▶ _Goal of the exercise_:
Write the lines out exactly as they stand, from the one containing "Recreate this image as a Python" through the one containing "fig = go.Figure()", and only those. Omit pictures.

▶ _Excerpted data_:
============================================================

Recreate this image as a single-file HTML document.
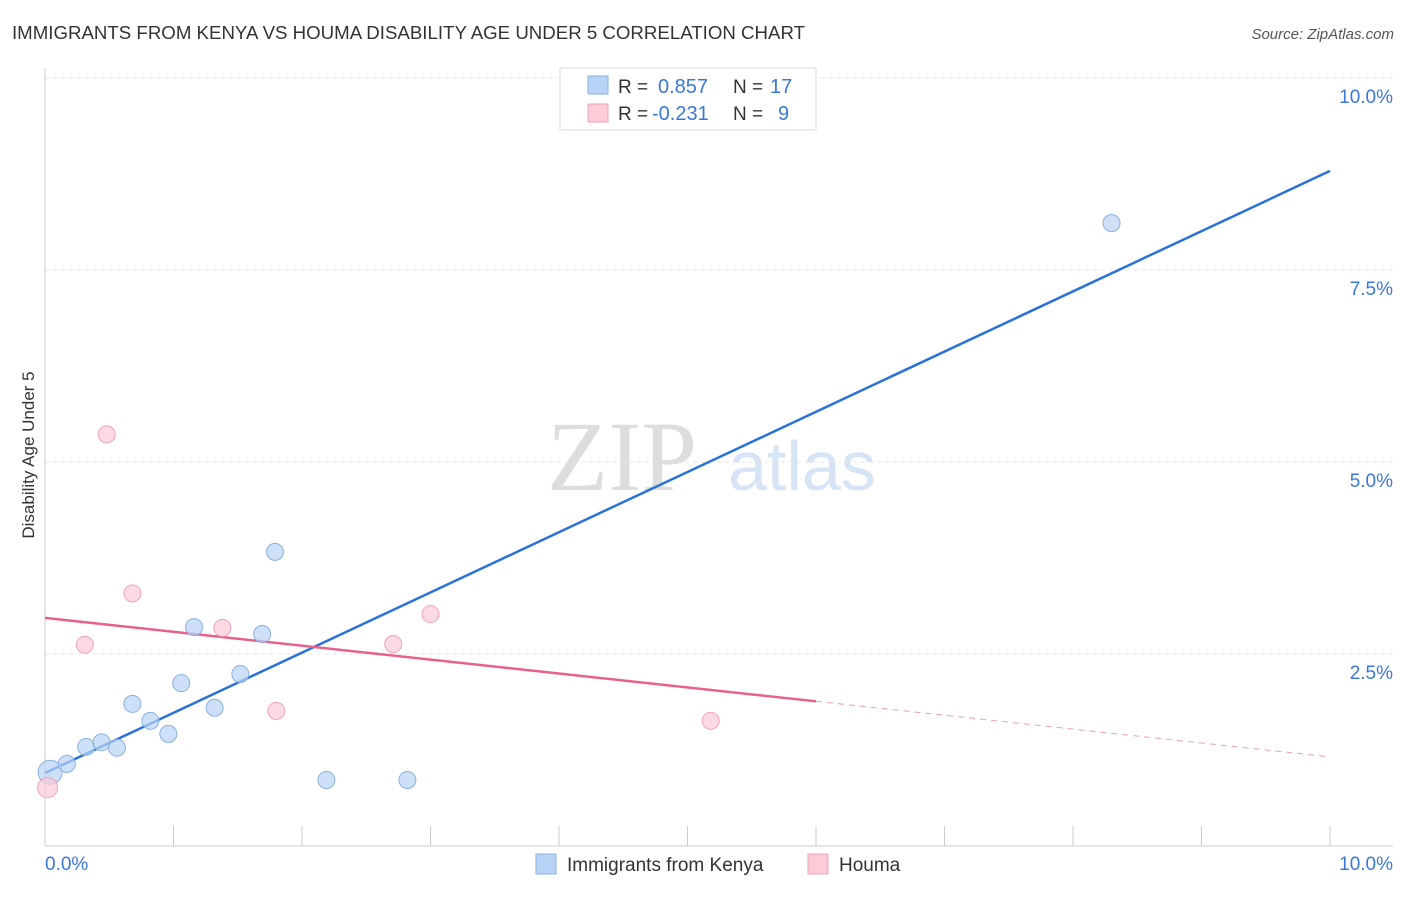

============================================================

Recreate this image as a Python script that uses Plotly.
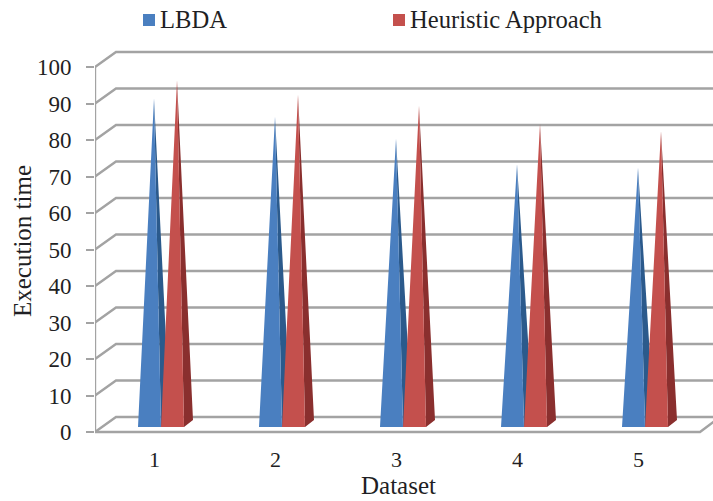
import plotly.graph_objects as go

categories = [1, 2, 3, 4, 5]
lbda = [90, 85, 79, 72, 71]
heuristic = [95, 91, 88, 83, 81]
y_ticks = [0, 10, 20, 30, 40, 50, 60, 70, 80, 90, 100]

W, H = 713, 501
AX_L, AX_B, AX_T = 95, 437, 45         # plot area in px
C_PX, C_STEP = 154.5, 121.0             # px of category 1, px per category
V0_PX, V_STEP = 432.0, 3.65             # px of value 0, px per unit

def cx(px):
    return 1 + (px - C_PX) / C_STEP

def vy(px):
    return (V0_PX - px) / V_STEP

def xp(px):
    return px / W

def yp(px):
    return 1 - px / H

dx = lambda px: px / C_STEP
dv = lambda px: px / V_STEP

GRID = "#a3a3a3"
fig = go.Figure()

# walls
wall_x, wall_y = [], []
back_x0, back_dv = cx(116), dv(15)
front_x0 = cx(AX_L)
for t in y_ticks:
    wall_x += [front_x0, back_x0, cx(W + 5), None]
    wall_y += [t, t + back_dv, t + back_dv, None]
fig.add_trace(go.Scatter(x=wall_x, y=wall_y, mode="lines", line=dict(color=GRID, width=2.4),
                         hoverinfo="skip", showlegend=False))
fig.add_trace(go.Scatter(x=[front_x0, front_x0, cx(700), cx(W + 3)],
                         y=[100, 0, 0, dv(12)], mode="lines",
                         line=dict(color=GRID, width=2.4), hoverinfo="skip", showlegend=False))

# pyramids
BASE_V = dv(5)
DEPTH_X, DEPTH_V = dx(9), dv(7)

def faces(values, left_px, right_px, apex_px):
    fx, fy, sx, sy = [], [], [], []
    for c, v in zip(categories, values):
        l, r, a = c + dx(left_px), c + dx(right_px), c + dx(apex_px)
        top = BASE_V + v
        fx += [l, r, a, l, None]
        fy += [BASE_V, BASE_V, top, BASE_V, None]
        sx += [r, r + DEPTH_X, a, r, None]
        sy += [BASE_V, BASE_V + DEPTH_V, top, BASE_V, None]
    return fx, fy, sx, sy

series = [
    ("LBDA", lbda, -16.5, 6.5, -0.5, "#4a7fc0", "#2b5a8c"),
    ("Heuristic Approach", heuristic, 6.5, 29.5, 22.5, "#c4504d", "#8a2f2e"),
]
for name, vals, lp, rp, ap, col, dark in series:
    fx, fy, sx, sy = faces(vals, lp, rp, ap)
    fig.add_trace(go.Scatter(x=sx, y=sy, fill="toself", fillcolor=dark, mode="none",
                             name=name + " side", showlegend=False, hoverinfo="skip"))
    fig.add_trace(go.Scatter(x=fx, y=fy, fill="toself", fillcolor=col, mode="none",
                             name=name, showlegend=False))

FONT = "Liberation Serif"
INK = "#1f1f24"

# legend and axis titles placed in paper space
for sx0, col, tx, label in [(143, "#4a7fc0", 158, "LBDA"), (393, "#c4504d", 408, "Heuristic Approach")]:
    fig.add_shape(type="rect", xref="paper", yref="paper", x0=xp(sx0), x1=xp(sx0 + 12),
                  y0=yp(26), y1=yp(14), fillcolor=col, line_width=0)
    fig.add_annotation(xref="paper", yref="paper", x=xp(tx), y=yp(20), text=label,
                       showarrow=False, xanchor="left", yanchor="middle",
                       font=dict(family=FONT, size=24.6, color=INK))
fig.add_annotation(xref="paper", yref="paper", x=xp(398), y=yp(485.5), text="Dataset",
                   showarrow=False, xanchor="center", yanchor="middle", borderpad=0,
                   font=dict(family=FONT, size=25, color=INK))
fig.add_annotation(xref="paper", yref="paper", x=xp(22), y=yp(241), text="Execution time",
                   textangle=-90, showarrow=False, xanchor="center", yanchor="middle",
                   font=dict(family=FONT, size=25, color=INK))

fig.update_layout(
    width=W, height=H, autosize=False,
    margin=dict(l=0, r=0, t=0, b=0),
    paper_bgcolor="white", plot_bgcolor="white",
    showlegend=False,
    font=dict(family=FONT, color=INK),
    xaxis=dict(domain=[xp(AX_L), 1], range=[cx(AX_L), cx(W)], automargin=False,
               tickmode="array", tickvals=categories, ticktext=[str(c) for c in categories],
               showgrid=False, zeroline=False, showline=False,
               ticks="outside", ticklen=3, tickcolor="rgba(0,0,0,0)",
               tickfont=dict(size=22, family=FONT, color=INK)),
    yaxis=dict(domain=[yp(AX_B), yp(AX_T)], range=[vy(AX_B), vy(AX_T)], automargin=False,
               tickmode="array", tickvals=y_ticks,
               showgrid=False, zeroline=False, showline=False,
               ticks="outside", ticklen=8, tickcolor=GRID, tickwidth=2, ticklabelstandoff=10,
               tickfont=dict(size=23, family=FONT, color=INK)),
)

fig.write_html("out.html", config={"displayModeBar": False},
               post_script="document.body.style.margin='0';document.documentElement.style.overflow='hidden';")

============================================================

▶ _Exercise output_:
Recreate this image as a Python script that uses Plotly.
import plotly.graph_objects as go

categories = [1, 2, 3, 4, 5]
lbda = [90, 85, 79, 72, 71]
heuristic = [95, 91, 88, 83, 81]
y_ticks = [0, 10, 20, 30, 40, 50, 60, 70, 80, 90, 100]

W, H = 713, 501
AX_L, AX_B, AX_T = 95, 437, 45         # plot area in px
C_PX, C_STEP = 154.5, 121.0             # px of category 1, px per category
V0_PX, V_STEP = 432.0, 3.65             # px of value 0, px per unit

def cx(px):
    return 1 + (px - C_PX) / C_STEP

def vy(px):
    return (V0_PX - px) / V_STEP

def xp(px):
    return px / W

def yp(px):
    return 1 - px / H

dx = lambda px: px / C_STEP
dv = lambda px: px / V_STEP

GRID = "#a3a3a3"
fig = go.Figure()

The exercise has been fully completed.